“L’arte suggerisce nuovi punti di osservazione della realtà”
Dopo il liceo classico, Nicola Pucci ha frequentato un corso quadriennale di illustrazione pubblicitaria presso l’Istituto Europeo del Design (IED) di Roma. Dopo un breve periodo trascorso a Vipiteno disegnando copertine per i celebri quaderni Pigna, nel 1990, tornato a Roma ha iniziato a dedicarsi alla pittura. Dal 1995 ad oggi il suo lavoro è stato esposto con regolare frequenza in Italia, Gran Bretagna e Stati Uniti. La pittura di Pucci si è guadagnata, nel corso degli anni, l’attenzione di personalità del mondo dell’arte del calibro di Philippe Daverio, Vittorio Sgarbi, Gianluca Marziani e del gallerista americano Larry Gagosian che ne sono divenuti appassionati sostenitori oltreché collezionisti.
In tre aggettivi, com’ è Nicola Pucci?
Pensante, dubbioso, speranzoso.
Qual è l’aneddoto che meglio la rappresenta?
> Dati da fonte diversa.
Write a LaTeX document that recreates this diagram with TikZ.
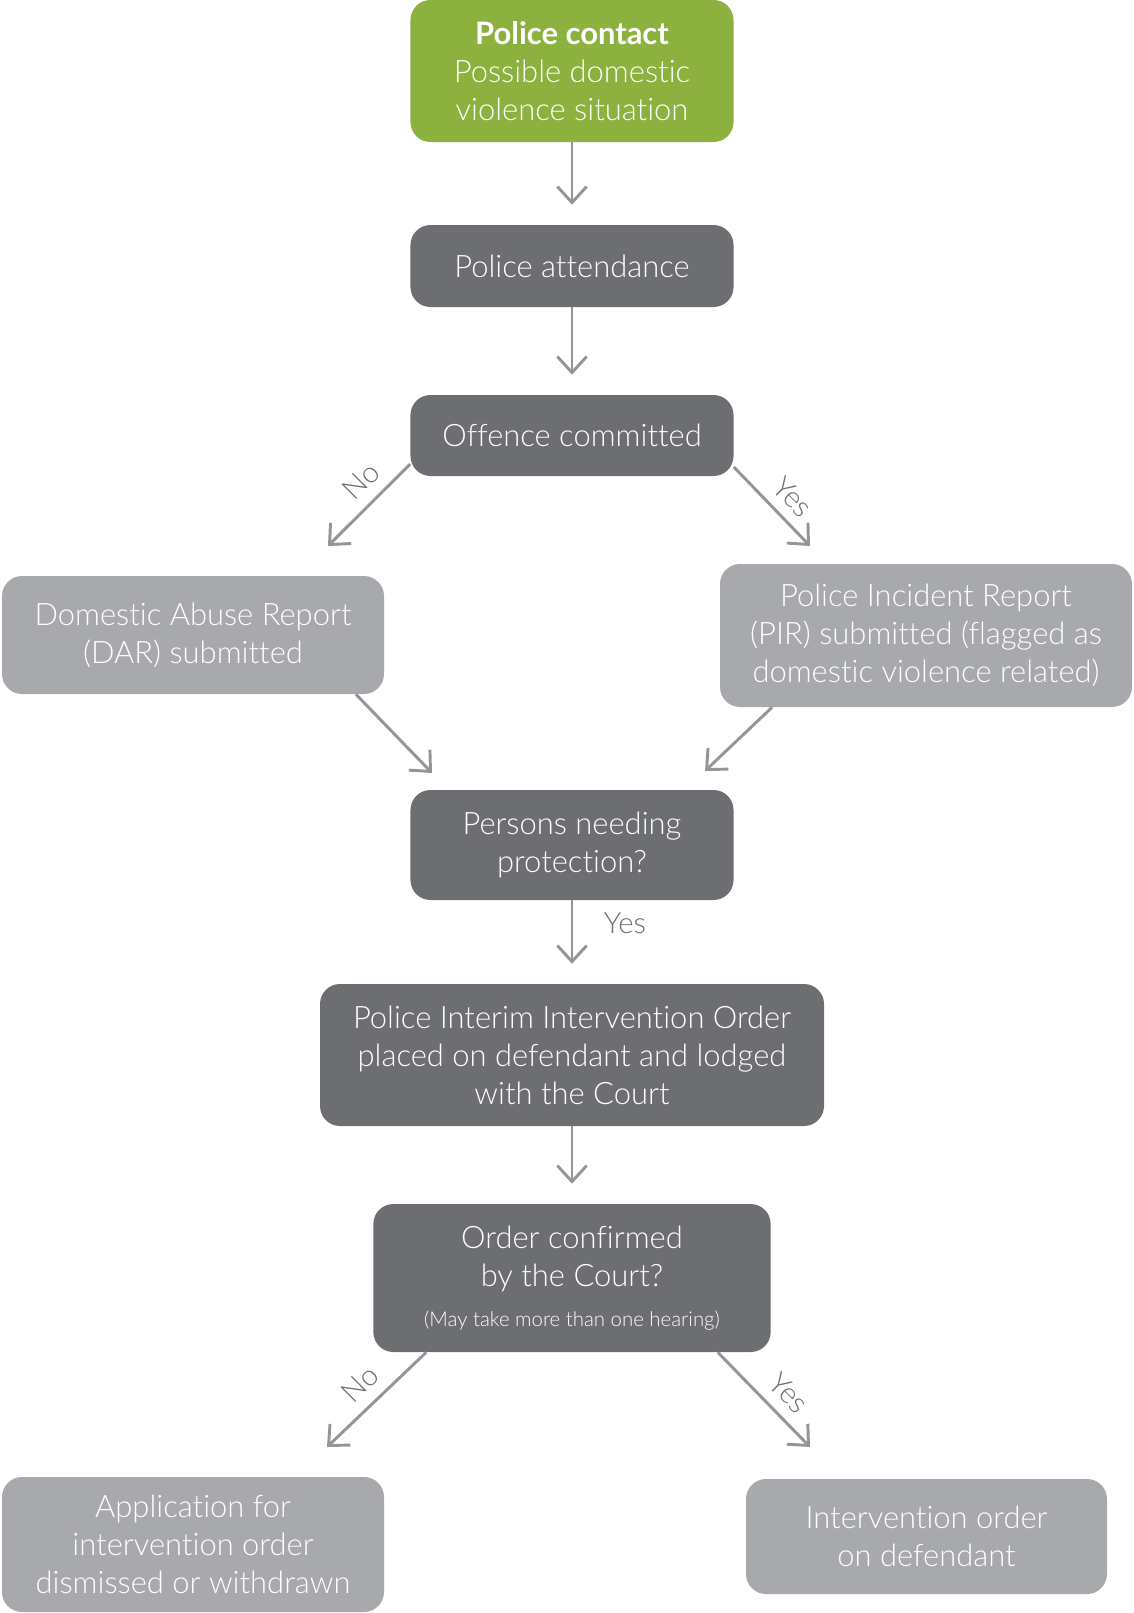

Un giorno, in preda ad un raptus, buttai in un cassonetto sotto casa il ritratto di un tale che pretendeva continue modifiche e ritocchi. Dopo quindici anni (gironzolando al mercatino dell’usato di piazza Marina) ritrovo quello stesso ritratto su un bancone in vendita, ahimè, a soli duecento euro! Dopo una non breve trattazione lo acquisto. Richiamo il tipo dicendogli che lo avevo ritoccato come voleva lui, lo vede e se ne innamora. Divertente no? Il tempo fa miracoli! Forse è da allora che i concetti di improbabilità e casualità sono entrati nella mia pittura.

Com’è nata (e cosa la alimenta) la sua passione per l’arte?
Da bambino non potevo fare a meno di smontare qualunque oggetto, rimontarlo in maniera fantasiosa e disegnarlo così come lo avevo ricreato. Ma la mia prima folgorazione artistica avvenne ad una mostra di Joan Mirò, a Palermo, avrò avuto otto anni circa. Mia madre mi comprò una scatola di Carioca e da lì iniziai a farmi sedurre dal colore.
Per Karl Kraus l’arte ‘è ciò che il mondo diventerà, non ciò che il mondo è’, per Nicola Pucci?
Per me l’Arte è comunicazione di emozioni. È l’unica testimonianza interessante della presenza dell’uomo sulla terra. Com’è sempre stato e spero continuerà ad essere.
Librarsi oltre l’evidenza per agguantare l’immateriale, l’inconoscibile. Un pensiero sorto dall’osservazione delle sue opere. Potremmo considerarlo tra i suoi leitmotiv o, così non fosse, potrebbe parlarci dei suoi ‘motivi conduttori’?
Quando penso ad un quadro da realizzare entro in una dimensione dove improbabile casuale appunto e reale si incontrano si mischiano, e può succedere di tutto. Sono un instancabile osservatore, di quello che succede attorno a me e dentro di me, delle cause che generano effetti, e la pittura mi permette di trasportare su tela questo continuo flusso di pensiero e emozioni. Tecnicamente amo le velature che rendono impalpabile e quasi sospesa un’azione, alterandole a pennellate gestuali e impulsive spesso mi trascino un lavoro per anni! Il movimento rotatorio è un elemento quasi sempre presente, è un movimento senza inizio né conclusione.
Oggigiorno qual è (o quale dovrebbe essere) la funzione dell’arte e quali responsabilità deve (o dovrebbe) assumersi?
L’arte ha un ruolo fondamentale: crea emozioni, apre la mente e suggerisce nuovi punti d’osservazione della realtà. Com’è noto non dà risposte ma pone domande, che non è poco! Bisognerebbe (In Italia come altrove da tempo) avvicinare maggiormente le persone, soprattutto bambini, alla ‘sua frequentazione’ affinché la si possa capire, criticare e amare.
Progetti in corso, imminenti e futuri?
È un periodo ricco di impegni: fino al 15 Dicembre collettiva “Illusorio contatto”, a cura di Valerio Dehò (Fondazione Exhibitio Art, Fano); fino al 26 Dicembre collettiva “Artisti Di Sicilia”, a cura di Vittorio Sgarbi (Fondazione Sant’Elia, Palermo); fino al 30 Dicembre collettiva “La forza della diversità” (Palazzo Riso, Museo d’arte contemporanea); il 15 Dicembre, sarò a Torino per “Contemporary Arts – Finalisti Premio Terna 2014”.